Après avoir accompli, au nom de l’humanité, sa démarche pénitentielle au Jourdain et y avoir reçu un double baptême (d’eau et d’Esprit Saint), à quoi Jésus pouvait-il s’attendre? Une mort sacrificielle à brève échéance? Un long apostolat du genre prophétique? Voici plutôt que l’Esprit le pousse au désert et lui procure, contre toute attente, un temps de solitude et d’approfondissement. Car les paroles entendues au Jourdain « Tu es mon fils bien-aimé, en qui j’ai mis toute ma complaisance » résonnent encore aux oreilles du charpentier de Nazareth ; elles s’avèrent une approbation officielle de son projet de salut universel. Dieu approuve sa démarche … en plus de lui conférer l’Esprit Saint, l’habilitant à accomplir cette tâche.
La solitude désertique sera donc pour le Christ le lieu providentiel pour approfondir sa mission. Sa connaissance intime des saintes Écritures (on pense à l’intérêt qu’il y portait déjà, à l’âge de douze ans, au Temple de Jérusalem) tout comme sa mémoire humaine phénoménale lui permettront une méditation biblique continuelle qui se reflétera dans sa joute oratoire avec le Tentateur (Deutéronome 6 et 13 et psaume 91). Mais ces textes ne sont en fait que le pic de l’iceberg. On ne saurait passer sous silence les passages, entre autres, du prophète Isaïe concernant le Serviteur de Yahvé : plus spécialement Is 53 (qui inspira sa démarche au Jourdain) et Is 60 (qu’il commentera à son retour, à la synagogue de Nazareth).

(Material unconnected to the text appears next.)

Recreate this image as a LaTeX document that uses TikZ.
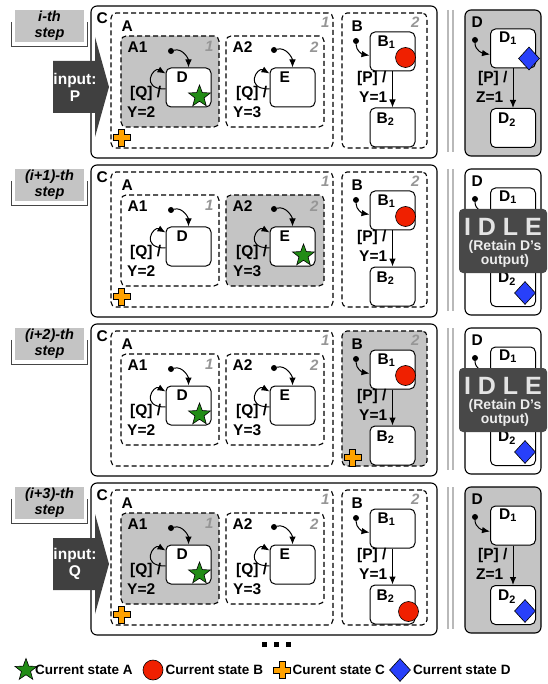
\documentclass[tikz,border=0pt]{standalone}
\usepackage{fontspec}
\setmainfont{Liberation Sans}
\usetikzlibrary{shapes.geometric, arrows.meta, positioning}

\definecolor{hlgray}{RGB}{196,196,196}
\definecolor{boxdark}{RGB}{64,64,64}
\definecolor{idlegray}{RGB}{72,72,72}
\definecolor{numgray}{RGB}{150,150,150}
\definecolor{stargreen}{RGB}{34,140,22}
\definecolor{circred}{RGB}{240,32,0}
\definecolor{plusorange}{RGB}{255,162,0}
\definecolor{diablue}{RGB}{40,64,250}

\tikzset{
    plusmark/.pic={
        \filldraw[fill=plusorange, draw=black, line width=0.6pt]
            (-3,-8.5) -- (3,-8.5) -- (3,-3) -- (8.5,-3) -- (8.5,3) -- (3,3) -- (3,8.5)
            -- (-3,8.5) -- (-3,3) -- (-8.5,3) -- (-8.5,-3) -- (-3,-3) -- cycle;
    }
}

\begin{document}
\begin{tikzpicture}[x=1pt, y=1pt,
        lbl/.style={font=\fontsize{15.5}{17}\selectfont\bfseries, inner sep=0pt},
        num/.style={font=\fontsize{15}{17}\selectfont\bfseries\itshape, text=numgray, inner sep=0pt},
        lgd/.style={font=\fontsize{13.5}{15}\selectfont\bfseries, inner sep=0pt},
        steptab/.style={fill=hlgray, minimum width=69pt, minimum height=32pt, align=center, font=\fontsize{14.5}{16}\selectfont\bfseries\itshape, inner sep=0pt},
        tabedge/.style={draw=gray!55!black, line width=1.3pt},
        cbox/.style={draw, rounded corners=6pt, line width=1.1pt},
        region/.style={draw, dash pattern=on 5pt off 3pt, rounded corners=5pt, line width=1.1pt},
        state/.style={draw, fill=white, rounded corners=5pt, line width=1pt, minimum width=45pt, minimum height=39pt, inner sep=0pt},
        dot/.style={circle, fill, inner sep=0pt, minimum size=6pt},
        tr/.style={-{Latex[length=8pt, width=6.5pt]}, line width=1pt},
        sepline/.style={draw=gray!55, line width=1.6pt},
        idlebox/.style={fill=idlegray, rounded corners=4pt, minimum width=88pt, minimum height=64pt},
        starmark/.style={star, star points=5, star point ratio=2.4, fill=stargreen, draw=black, line width=0.6pt, minimum size=23pt, inner sep=0pt},
        circmark/.style={circle, fill=circred, draw=black, line width=0.6pt, minimum size=20pt, inner sep=0pt},
        diamark/.style={diamond, fill=diablue, draw=black, line width=0.6pt, minimum width=21pt, minimum height=23pt, inner sep=0pt}
    ]
    \useasboundingbox (0,0) rectangle (547,-684);

    % one step of the execution per row
    \foreach \r/\fa/\fb/\fc/\fd/\stp in {0/hlgray/white/white/hlgray/{i-th}, 1/white/hlgray/white/white/{(i+1)-th}, 2/white/white/hlgray/white/{(i+2)-th}, 3/hlgray/white/white/hlgray/{(i+3)-th}}{
    \begin{scope}[yshift=-159pt*\r]
        % step tab
        \node[steptab] (tab-\r) at (49.5,-26) {\stp\\step};
        \draw[tabedge] ([shift={(-3,-12)}]tab-\r.north west) |- ([shift={(3,-4)}]tab-\r.south east) -- ([shift={(3,-12)}]tab-\r.north east);

        % chart C
        \node[cbox, minimum width=346pt, minimum height=152pt] (C-\r) at (264,-82) {};
        \node[lbl, anchor=north west] at ([shift={(6,-7)}]C-\r.north west) {C};

        % state A with A1 and A2
        \node[region, minimum width=222pt, minimum height=135pt] (A-\r) at (222,-80.5) {};
        \node[lbl, anchor=north west] at ([shift={(11,-8)}]A-\r.north west) {A};
        \node[num, anchor=north east] at ([shift={(-4,-5)}]A-\r.north east) {1};

        \node[region, fill=\fa, minimum width=98pt, minimum height=91pt] (A1-\r) at (170,-81.5) {};
        \node[lbl, anchor=north west] at ([shift={(7,-6)}]A1-\r.north west) {A1};
        \node[num, anchor=north east] at ([shift={(-6,-6)}]A1-\r.north east) {1};
        \node[state] (stD-\r) at (188.5,-87.5) {};
        \node[lbl, anchor=north west] at ([shift={(11,-4)}]stD-\r.north west) {D};
        \node[dot] (iD-\r) at (171,-51) {};
        \draw[tr] (iD-\r) to[out=15, in=90] (stD-\r.north);
        \draw[tr] ([yshift=-1.5pt]stD-\r.west) to[out=180, in=150, out distance=26pt, in distance=14pt] ([yshift=14pt]stD-\r.west);
        \node[lbl, anchor=west] at (130,-93) {[Q] /};
        \node[lbl, anchor=west] at (127,-112) {Y=2};

        \node[region, fill=\fb, minimum width=98pt, minimum height=91pt] (A2-\r) at (275,-81.5) {};
        \node[lbl, anchor=north west] at ([shift={(7,-6)}]A2-\r.north west) {A2};
        \node[num, anchor=north east] at ([shift={(-6,-6)}]A2-\r.north east) {2};
        \node[state] (stE-\r) at (292.5,-87.5) {};
        \node[lbl, anchor=north west] at ([shift={(10,-4)}]stE-\r.north west) {E};
        \node[dot] (iE-\r) at (274,-50) {};
        \draw[tr] (iE-\r) to[out=15, in=90] (stE-\r.north);
        \draw[tr] ([yshift=-1.5pt]stE-\r.west) to[out=180, in=150, out distance=26pt, in distance=14pt] ([yshift=14pt]stE-\r.west);
        \node[lbl, anchor=west] at (236,-93) {[Q] /};
        \node[lbl, anchor=west] at (233,-112) {Y=3};

        % state B
        \node[region, fill=\fc, minimum width=85pt, minimum height=135pt] (B-\r) at (384.5,-80.5) {};
        \node[lbl, anchor=north west] at ([shift={(10,-8)}]B-\r.north west) {B};
        \node[num, anchor=north east] at ([shift={(-8,-4)}]B-\r.north east) {2};
        \node[state] (stB1-\r) at (392.5,-51.5) {};
        \node[lbl, anchor=north west] at ([shift={(8,-4)}]stB1-\r.north west) {B\textsubscript{1}};
        \node[state] (stB2-\r) at (392.5,-127.5) {};
        \node[lbl, anchor=north west] at ([shift={(7,-5)}]stB2-\r.north west) {B\textsubscript{2}};
        \node[dot] (iB-\r) at (356,-41) {};
        \draw[tr] (iB-\r) to[out=-90, in=170] ([yshift=-4pt]stB1-\r.west);
        \draw[tr] (stB1-\r) -- (stB2-\r);
        \node[lbl, anchor=west] at (357,-78) {[P] /};
        \node[lbl, anchor=west] at (359,-97) {Y=1};

        % separator
        \draw[sepline] (448,-10) -- (448,-152);
        \draw[sepline] (453,-10) -- (453,-152);

        % chart D
        \node[cbox, fill=\fd, minimum width=76pt, minimum height=146pt] (Dp-\r) at (503,-83) {};
        \node[lbl, anchor=north west] at ([shift={(7,-7)}]Dp-\r.north west) {D};
        \node[state] (stD1-\r) at (513,-48.5) {};
        \node[lbl, anchor=north west] at ([shift={(9,-3)}]stD1-\r.north west) {D\textsubscript{1}};
        \node[state] (stD2-\r) at (513,-128) {};
        \node[lbl, anchor=north west] at ([shift={(8,-5)}]stD2-\r.north west) {D\textsubscript{2}};
        \node[dot] (iDp-\r) at (475,-40) {};
        \draw[tr] (iDp-\r) to[out=-90, in=170] ([yshift=-6pt]stD1-\r.west);
        \draw[tr] (stD1-\r) -- (stD2-\r);
        \node[lbl, anchor=west] at (478,-78) {[P] /};
        \node[lbl, anchor=west] at (476,-97) {Z=1};
    \end{scope}
    }

    % inputs
    \foreach \r/\inp in {0/P, 3/Q}{
    \begin{scope}[yshift=-159pt*\r]
        \fill[boxdark] (53,-61) -- (95,-61) -- (95,-37) -- (109,-87) -- (95,-137) -- (95,-113) -- (53,-113) -- cycle;
        \node[lbl, text=white, align=center] (inp-\r) at (75,-87) {input:\\\inp};
    \end{scope}
    }

    % D is idle
    \foreach \r in {1,2}{
    \begin{scope}[yshift=-159pt*\r]
        \node[idlebox] (idle-\r) at (503,-82) {};
        \node[font=\fontsize{25}{26}\selectfont\bfseries, text=gray!22, inner sep=0pt] at (503,-68) {I D L E};
        \node[font=\fontsize{14}{16}\selectfont\bfseries, text=gray!15, inner sep=0pt] at (505,-88) {(Retain D's};
        \node[font=\fontsize{14}{16}\selectfont\bfseries, text=gray!15, inner sep=0pt] at (505,-102) {output)};
    \end{scope}
    }

    % current states
    \node[starmark] at ([shift={(-12,11)}]stD-0.south east) {};
    \node[circmark] at ([shift={(-10,14)}]stB1-0.south east) {};
    \pic at ([shift={(11,11)}]A-0.south west) {plusmark};
    \node[diamark] at ([shift={(-7,10)}]stD1-0.south east) {};

    \node[starmark] at ([shift={(-12,11)}]stE-1.south east) {};
    \node[circmark] at ([shift={(-10,14)}]stB1-1.south east) {};
    \pic at ([shift={(11,11)}]A-1.south west) {plusmark};
    \node[diamark] at ([shift={(-11,14)}]stD2-1.south east) {};

    \node[starmark] at ([shift={(-12,11)}]stD-2.south east) {};
    \node[circmark] at ([shift={(-10,14)}]stB1-2.south east) {};
    \pic at ([shift={(11,9)}]B-2.south west) {plusmark};
    \node[diamark] at ([shift={(-11,14)}]stD2-2.south east) {};

    \node[starmark] at ([shift={(-12,11)}]stD-3.south east) {};
    \node[circmark] at ([shift={(-7,13)}]stB2-3.south east) {};
    \pic at ([shift={(11,11)}]A-3.south west) {plusmark};
    \node[diamark] at ([shift={(-11,14)}]stD2-3.south east) {};

    % more steps
    \foreach \x in {264,276,288}
        \fill (\x-2.5,-641.5) rectangle +(5,-5);

    % legend
    \node[starmark] (legA) at (26,-670) {};
    \node[lgd, right=2pt of legA] {Current state A};
    \node[circmark] (legB) at (153,-670) {};
    \node[lgd, right=2pt of legB] {Current state B};
    \pic at (282,-670) {plusmark};
    \coordinate (legC) at (290.5,-670);
    \node[lgd, right=2pt of legC] {Curent state C};
    \node[diamark] (legD) at (400,-670) {};
    \node[lgd, right=2pt of legD] {Current state D};
\end{tikzpicture}
\end{document}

« Si tu es Fils de Dieu, ordonne à cette pierre… Si tu es Fils de Dieu, jette-toi en bas … » (Luc 4, 1-13). N’allons pas sous-estimer l’astuce du Tentateur qui, conscient de l’importance de cette révélation de la filiation divine, s’y attaque immédiatement pour ébranler si possible cette conviction de Jésus. Il y reviendra sans doute tout au long du ministère public mais de façon plus intense au Golgotha par l’entremise des spectateurs « Si tu es Fils de Dieu, descends de la croix » . Jusqu’à quel point, ces paroles proférées par les passants, les grands prêtres, les anciens et les scribes auront pesé sur la dernière tentation du Christ, nous ne le saurons jamais … mais la plainte échappée du haut de la croix « Mon Dieu, mon Dieu, pourquoi m’as-tu abandonné » pointe vers une terrible angoisse difficile à oublier. Celui qui voulait sauver le monde aura donc bu la coupe jusqu’à la lie! Néanmoins, et dans un dernier sursaut de confiance, c’est dans un acte de filial abandon que le Sauveur va conclure sa vie terrestre: « Père, je remets mon esprit entre tes mains! » (Luc 23, 46).Et, ce disant, il expira. La terre trembla, nous dit saint Matthieu et, à la vue du séisme et de ce qui se passait, le centurion et les soldats qui le gardaient, saisis d’une grande frayeur, ne purent qu’avouer : « Vraiment, celui-ci était Fils de Dieu! » (Matthieu 27, 54)
« Qui perd, gagne » dit l’adage. Par un renversement providentiel des situations, le Tentateur du désert qui croyait pouvoir triompher du Messie par sa crucifixion, aura finalement perdu le combat de façon définitive et irrévocable!